Были случаи, когда я на репетициях просто сидела в зале и смотрела, как Григорьян  репетирует. Видела, как порой актриса бьется, бьется, а у нее что-то не получается. Потом он говорил мне: «Алла, попробуй». Я выходила и делала все, что требовал режиссер. А мне казалось, что это я сама нашла такой рисунок.

— Весь этот монолог можно считать признанием в любви Феликсу Григорьяну. Это был ваш режиссер?

— Да, мне очень повезло, что я играла в его спектаклях. И театру повезло. Когда пришел Феликс, он убрал половину труппы сразу. Даже Булдакова. Потому что Алексей уже был испорчен Павлодарским театром — зазвездил. Вообще было очень много трагедий.

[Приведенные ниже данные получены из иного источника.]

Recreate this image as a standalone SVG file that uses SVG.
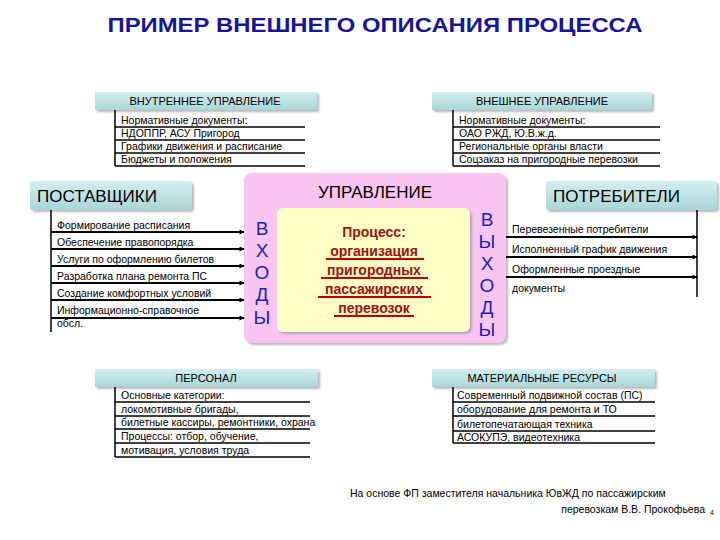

Но Феликс проявил железную волю. Потому что делал он это во имя театра. И ему             поверили.  Когда режиссер талантлив, да еще  умеет показать артисту, как надо играть, ты понимаешь, что лучше сыграть невозможно, хотя бы повторить, дотянуться.

Мы встречались с Феликсом Григорьевичем несколько раз, когда он возвращался в Томск после того скандального ухода. Однажды даже бутылку водки выпили, хотя я не пью. И вот он снова стал говорить то, что пытался в нас вложить: театр – это, прежде всего, диалог. Я еще работала в драме, но у меня уже четвертый год был свой театр, а он звал меня репетировать в свой спектакль «На дне». Я попросила его в связи с занятостью освободить меня от интересной роли, хотя очень хотела играть в его режиссуре. Я считаю себя его ученицей. Феликс научил на всю жизнь:  на сцене надо мыслить. Вначале мысль, потом чувство. Потому что мысль рождает чувство, а не наоборот.

На понятном языке

— Скажите, в какой театр вы бы пошли, будь вы современница Станиславского, Мейерхольда, Вахтангова, к кому бы пошли? Смею предложить, что сначала бы отправились в Камергерский переулок, в МХТ. Недаром же о вас писали критики: «актриса редчайшего дарования», «последовательница русской психологической школы», «обладает мощным темпераментом и заразительностью»….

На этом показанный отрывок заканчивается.